Optimizing Build Size

While not directly impacting runtime performance, large build sizes deter downloads and consume precious device storage.

• Analyze Build Report: After creating a build, examine the Editor Console Log for a build report detailing asset sizes. Identify the largest contributors.
• Asset Stripping: Ensure appropriate stripping levels are set in Player Settings (Managed Stripping Level) to remove unused code.
• Compression Settings: Revisit texture, mesh, and audio compression settings.
• Asset Bundles/Addressables: Use these systems to segment content, allowing players to download only necessary parts of the game initially or on demand.

Platform Nuances and Testing

• Device Variation: The Android ecosystem, in particular, has vast hardware variation. Test extensively on a range of low-end, mid-range, and high-end target devices. Performance can differ significantly.
• Graphics APIs: Consider using newer graphics APIs like Vulkan (Android) or Metal (iOS). They can offer lower CPU overhead compared to OpenGL ES, potentially improving performance, but require compatible devices and thorough testing.
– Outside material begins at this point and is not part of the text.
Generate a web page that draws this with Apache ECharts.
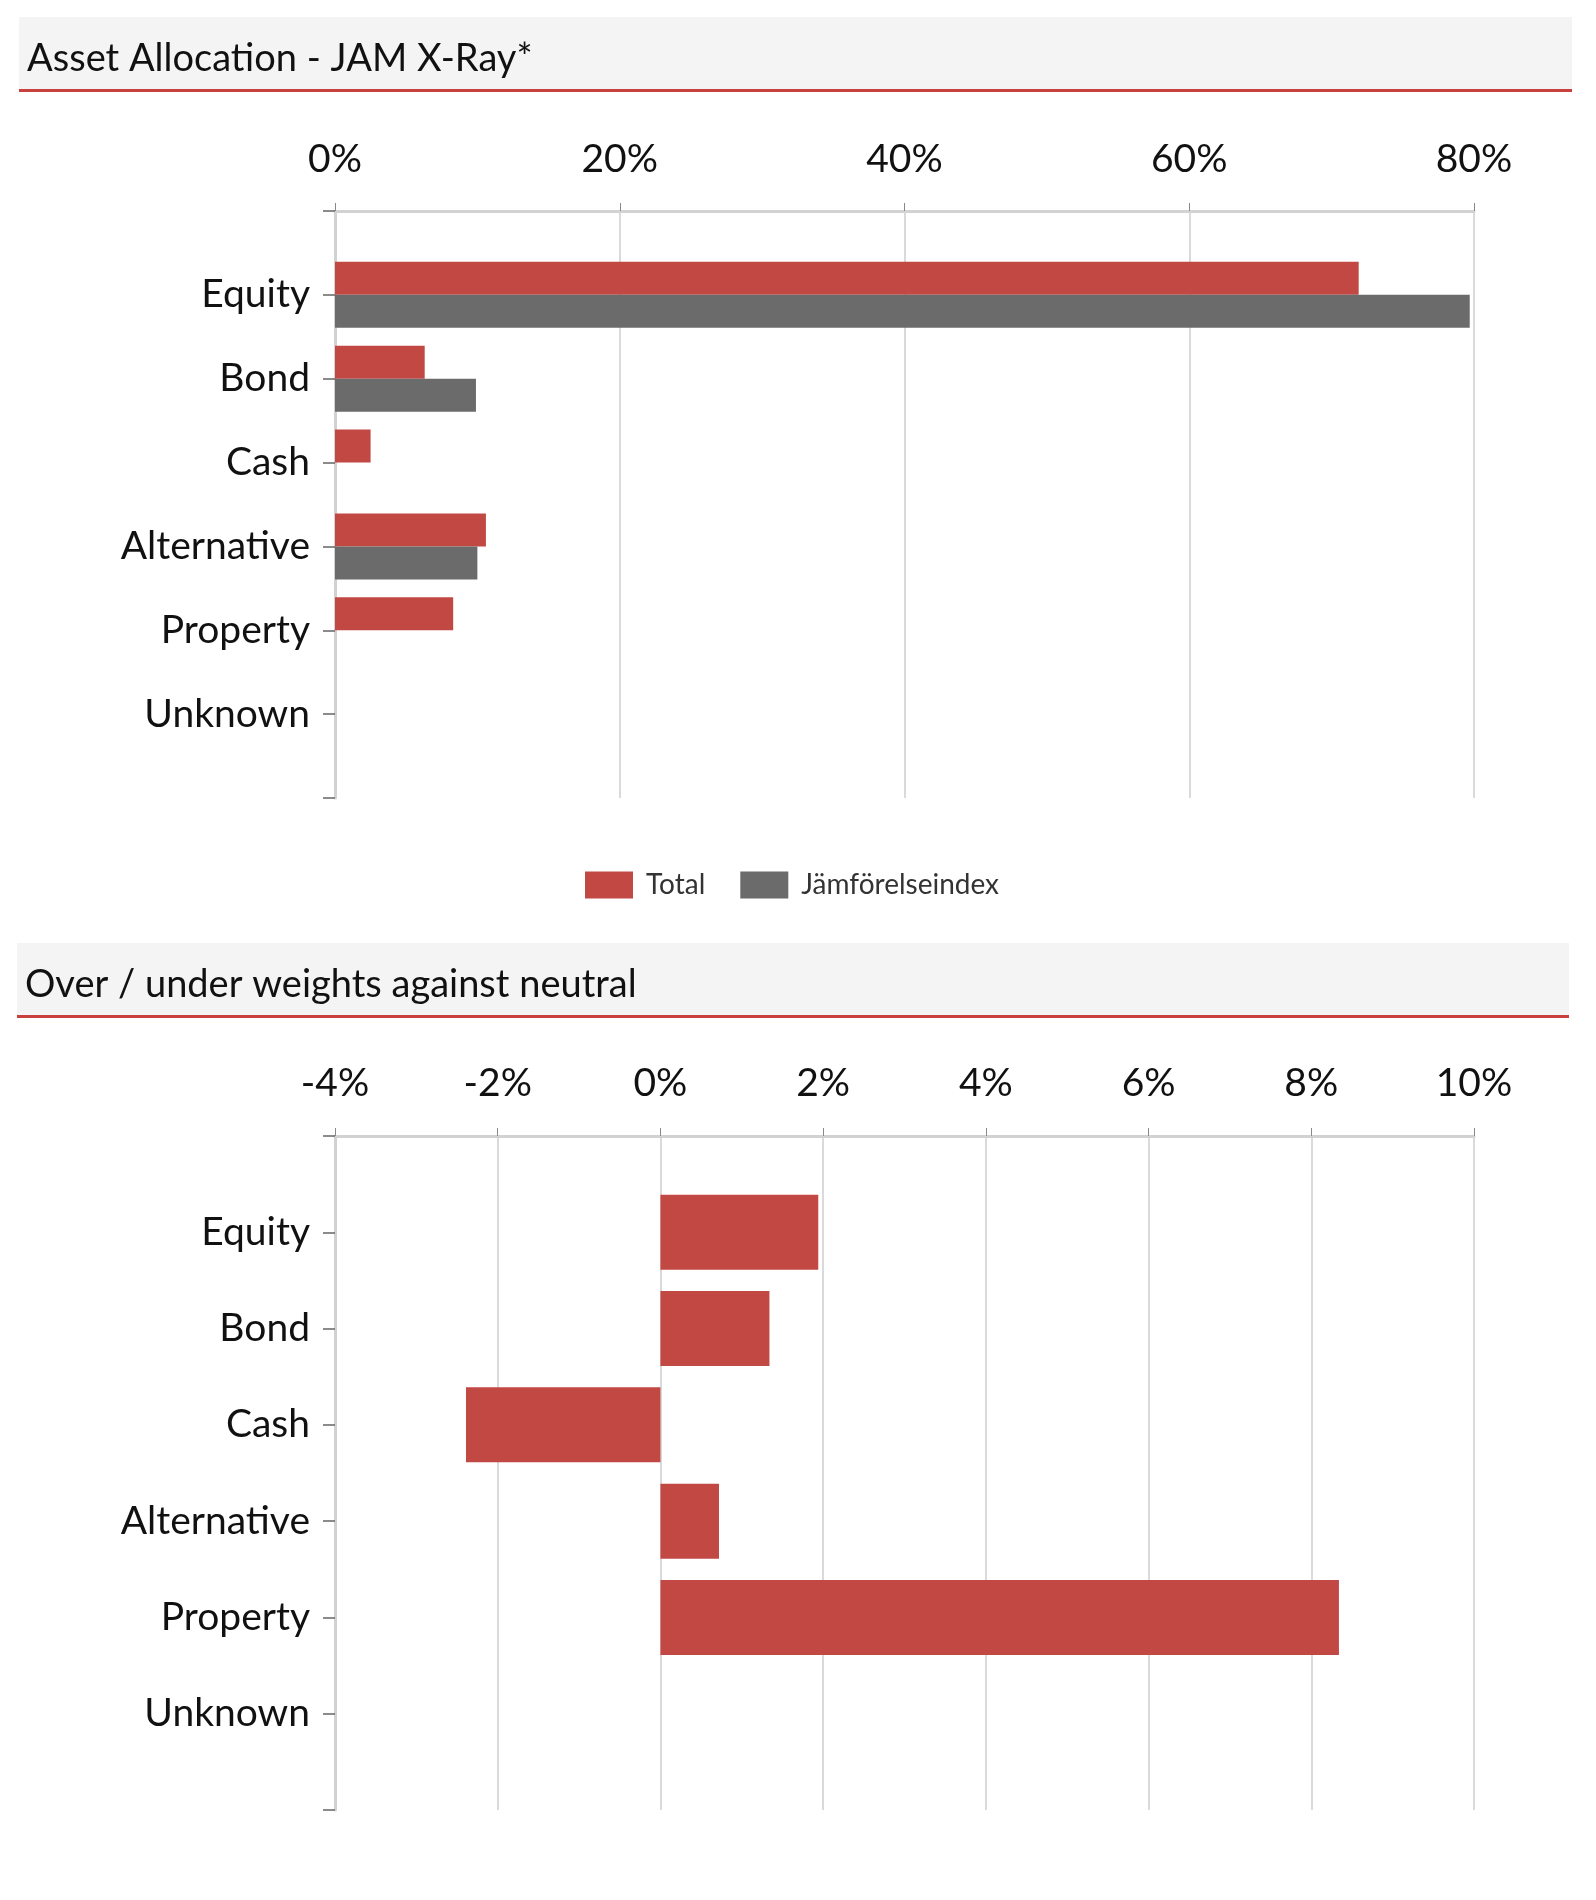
<!DOCTYPE html>
<html>
<head>
<meta charset="utf-8">
<script src="https://cdn.jsdelivr.net/npm/echarts@6/dist/echarts.min.js"></script>
<style>
  html, body { margin: 0; padding: 0; background: #fff; }
  #chart { width: 1596px; height: 1900px; }
</style>
</head>
<body>
<div id="chart"></div>
<script>
// categories (empty slot at each end so the labels sit on the ticks)
var assetClasses = ['Equity', 'Bond', 'Cash', 'Alternative', 'Property', 'Unknown'];
var totalAlloc = [71.9, 6.3, 2.5, 10.6, 8.3, 0];
var indexAlloc = [79.7, 9.9, 0, 10.0, 0, 0];
var overUnder = [1.94, 1.34, -2.39, 0.72, 8.34, 0];

var RED = '#c24844';
var GREY = '#6b6b6b';
var FONT = 'Lato';

var cats = [''].concat(assetClasses, ['']);
function pad(arr) { return [null].concat(arr, [null]); }

var dom = document.getElementById('chart');
var myChart = echarts.init(dom, null, { renderer: 'canvas' });

function header(x, y, w, text) {
  return [
    { type: 'rect', shape: { x: x, y: y, width: w, height: 73 }, style: { fill: '#f4f4f4' } },
    { type: 'rect', shape: { x: x, y: y + 72, width: w, height: 3 }, style: { fill: '#c8413f' } },
    { type: 'text', x: x + 8, y: y + 42, style: { text: text, font: '38px ' + FONT, fill: '#111', textVerticalAlign: 'middle' } }
  ];
}

function valueAxis(gridIndex, min, max, interval, margin) {
  return {
    type: 'value', gridIndex: gridIndex, position: 'top',
    min: min, max: max, interval: interval,
    axisLine: { show: true, lineStyle: { color: '#d2d2d2', width: 3 } },
    axisTick: { show: true, length: 8, lineStyle: { color: '#888', width: 1 } },
    splitLine: { show: true, lineStyle: { color: '#dadada', width: 2 } },
    axisLabel: { formatter: '{value}%', fontFamily: FONT, fontSize: 39, color: '#111', margin: margin }
  };
}

function catAxis(gridIndex) {
  return {
    type: 'category', gridIndex: gridIndex, inverse: true, boundaryGap: false,
    data: cats,
    axisLine: { show: true, onZero: false, lineStyle: { color: '#d2d2d2', width: 3 } },
    axisTick: { show: true, length: 12, lineStyle: { color: '#666', width: 1.5 } },
    splitLine: { show: false },
    axisLabel: { fontFamily: FONT, fontSize: 39, color: '#111', margin: 25 }
  };
}

var option = {
  backgroundColor: '#fff',
  animation: false,
  graphic: header(19, 17, 1553, 'Asset Allocation - JAM X-Ray*').concat(header(17, 943, 1552, 'Over / under weights against neutral')),
  legend: {
    data: ['Total', 'Jämförelseindex'],
    left: 580, top: 866,
    itemWidth: 48, itemHeight: 27, itemGap: 35,
    icon: 'rect',
    textStyle: { fontFamily: FONT, fontSize: 28, color: '#333', padding: [0, 0, 0, 8] }
  },
  grid: [
    { left: 335, top: 211, width: 1139, height: 587 },
    { left: 335, top: 1136, width: 1139, height: 674 }
  ],
  xAxis: [
    valueAxis(0, 0, 80, 20, 32),
    valueAxis(1, -4, 10, 2, 33)
  ],
  yAxis: [catAxis(0), catAxis(1)],
  series: [
    {
      name: 'Total', type: 'bar', xAxisIndex: 0, yAxisIndex: 0,
      data: pad(totalAlloc), barWidth: 33, barGap: '0%',
      itemStyle: { color: RED }
    },
    {
      name: 'Jämförelseindex', type: 'bar', xAxisIndex: 0, yAxisIndex: 0,
      data: pad(indexAlloc), barWidth: 33, barGap: '0%',
      itemStyle: { color: GREY }
    },
    {
      name: 'Over/Under', type: 'bar', xAxisIndex: 1, yAxisIndex: 1,
      data: pad(overUnder), barWidth: 75,
      itemStyle: { color: RED }
    }
  ]
};

myChart.setOption(option);
window.addEventListener('resize', myChart.resize);
</script>
</body>
</html>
URP and HDRP often provide better support and optimization for these APIs.
• Thermal Throttling: Mobile devices throttle CPU/GPU performance when they overheat. Long play sessions can reveal performance degradation not seen in short tests. Profile during extended gameplay.

Conclusion: An Ongoing Process

Optimizing a Unity game for mobile platforms is not a one-time task but an iterative process integrated throughout the development lifecycle. It begins with understanding the constraints, establishing a rigorous profiling habit, and systematically addressing bottlenecks across the CPU, GPU, and memory usage. Techniques like batching, shader simplification, light baking, object pooling, and careful asset management are fundamental. By prioritizing performance from the outset and continuously testing on target hardware, developers can deliver the smooth, responsive, and engaging experiences mobile gamers expect, paving the way for greater visibility, player retention, and ultimately, success in the competitive mobile market.